This video shows how, just by rearranging some carbon atoms, a $5 box of Girl Scout cookies becomes a $15 billion hunk of industrial material. In fact, rearranging the atoms of just about any old carbon source — including a standard pencil lead — into thin sheets of carbon atoms called graphene can turn a pretty serious profit.
Graphene, which was first extracted in sheets by Nobel Laureates Andre Geim and Konstantin Novoselov in 2004, has received a lot of attention in recent years in light of its many potential applications in everything from solar energy harvesting to biomedicine. Consequently, the commercial rate for a two-inch square sheet of graphene is on the order of 250 dollars. For reference, the graduate students in Rice University chemist James Tour's lab estimated that a box of shortbread cookies contains enough carbon to produce close to thirty football fields worth of graphene.
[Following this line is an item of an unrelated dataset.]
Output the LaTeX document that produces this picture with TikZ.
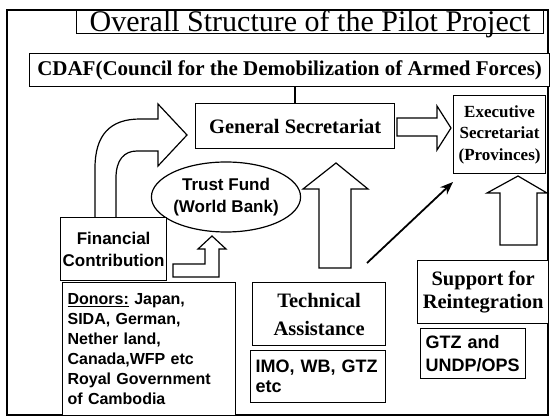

The demonstration given in the video up top was put on for a Girl Scout troop by graduate students in Tour's lab. Like many great feats of science, the impetus for the demonstration began with a dare:
I said we could grow [graphene] from any carbon source — for example, a Girl Scout cookie, because Girl Scout Cookies were being served at the time...so one of the people in the room said, 'Yes, please do it...let's see that happen.'
So it happened. But Tour and his grad students didn't stop there. The lab group has just published a paper in ACS Nano demonstrating their ability to produce graphene from any number of carbon sources, including chocolate, grass, dog feces, and even a cockroach leg.
The image on the left, taken from the lab's recent publication, illustrates the basic concept behind generating graphene. A solid source of carbon is placed on a sheet of copper foil. The copper and carbon source are inserted into a low pressure furnace flowing with argon and hydrogen gases at temperatures between 800 and 1050 degrees Celsius. Over the course of 15 to 20 minutes, the solid carbon source decomposes, and graphene forms on the side of the foil opposite to the original carbon source. The leftover residues remain on the original side of the copper sheet. Bingo — graphene.
I really need to find one of those hydrogen/argon super-ovens.